Okurigana (送り仮名) are kana suffixes appended to kanji (漢字) stems, used for inflecting adjectives and verbs.
example: 安い (やすい)
Here, the kanji 安 (やす) is followed by the okurigana い.
In modern usage, okurigana is almost always written in hiragana. In classic Japanese, katakana usage was also popular.
How is okurigana used?
Okurigana exists for several reasons:
- To indicate the tense of a verb or adjective.
安い (やすい) Cheap (present), meaning, "It's cheap."
安かった (やすかった) Cheap (past), meaning, "It was cheap."
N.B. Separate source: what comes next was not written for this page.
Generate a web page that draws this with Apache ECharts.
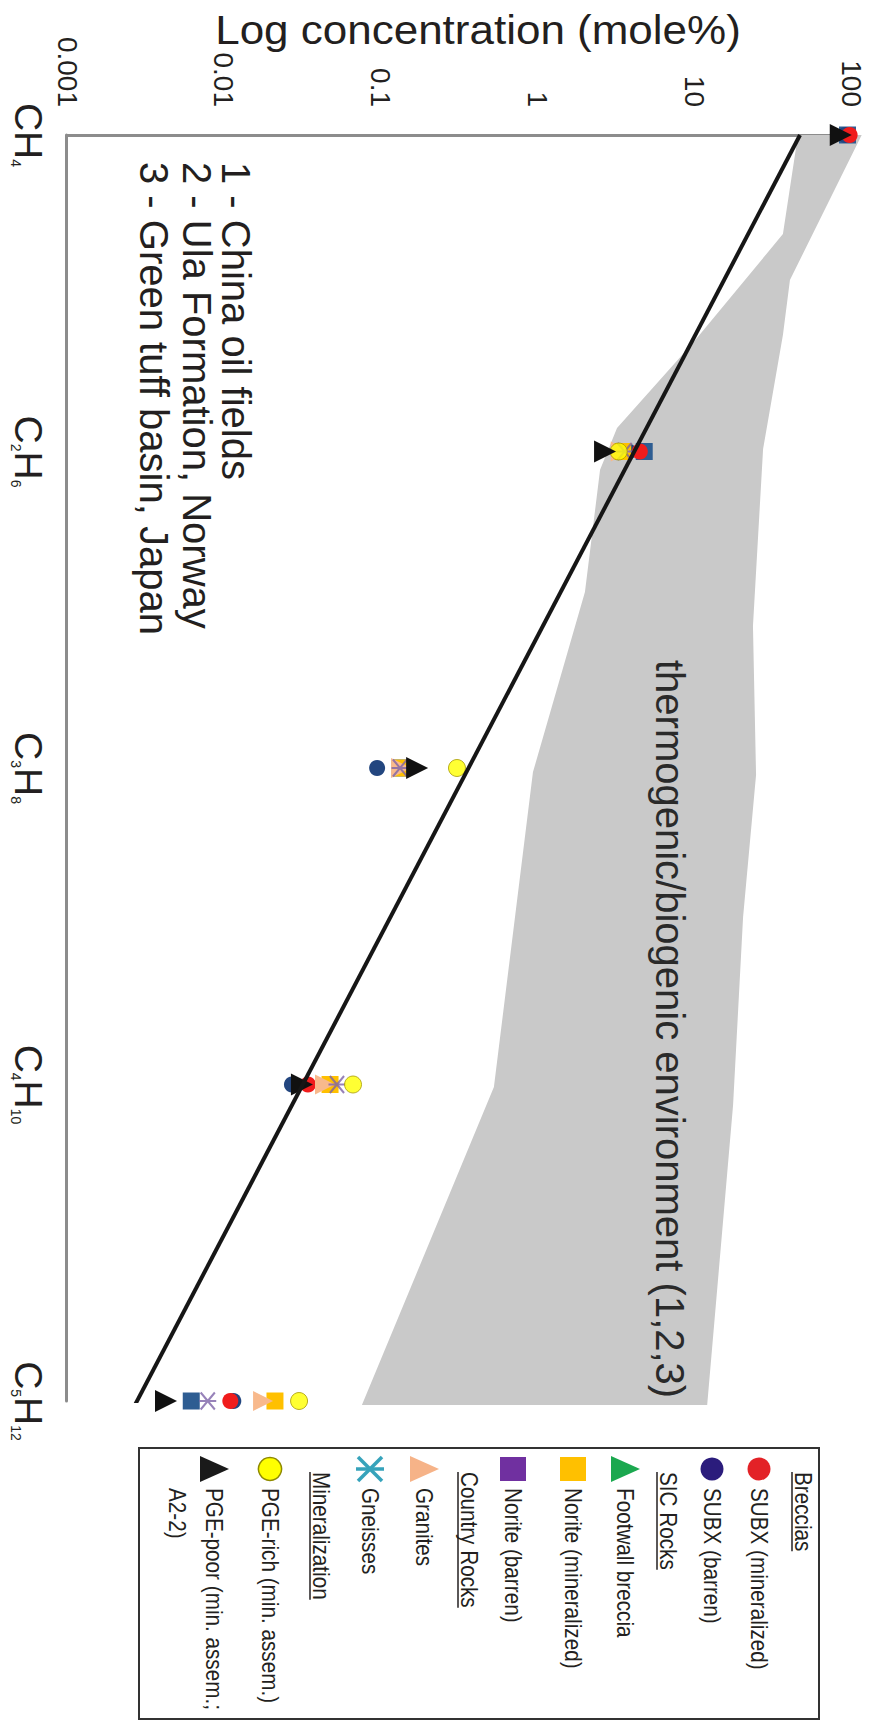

- To indicate positivity or negativity.
安い (やすい) Cheap (positive), meaning, "It's cheap."
安くない (やすくない) Cheap (negative), meaning, "It's not cheap."
- To indicate a level of politeness.
買う (かう) To buy (plain form), meaning, "I'll take it."
買います (かいます) To buy (polite form), meaning, "I'll buy it."
- To disambiguate kanji with multiple readings.
空 (そら) Sky
空く (すく) To become empty.
下 (した) Down; under; beneath.
下りる (おりる) To get off; descend.
下がる (さがる) To hang down.
下さる (くださる) To give; confer.
話 (はなし) Conversation. (noun)
話す (はなす) To speak. (verb)
Often the same word will have different okurigana versions.
分かる (わかる) vs 分る (わかる)
Usually one will be classified as irregular okurigana (分る in this case). Guidelines on okurigana usage have been issued several times, the 'regularisation' often serving to distinguish words that would otherwise have ambiguous readings.
To take the example of にがす vs のがす. Both use the kanji 逃 to start, so if you see 逃す how can you tell which it is to be read as? Well using the regular okurigana 逃がす = にがす and 逃す = のがす. However the irregular okurigana version of にがす is 逃す, making for ambiguous readings.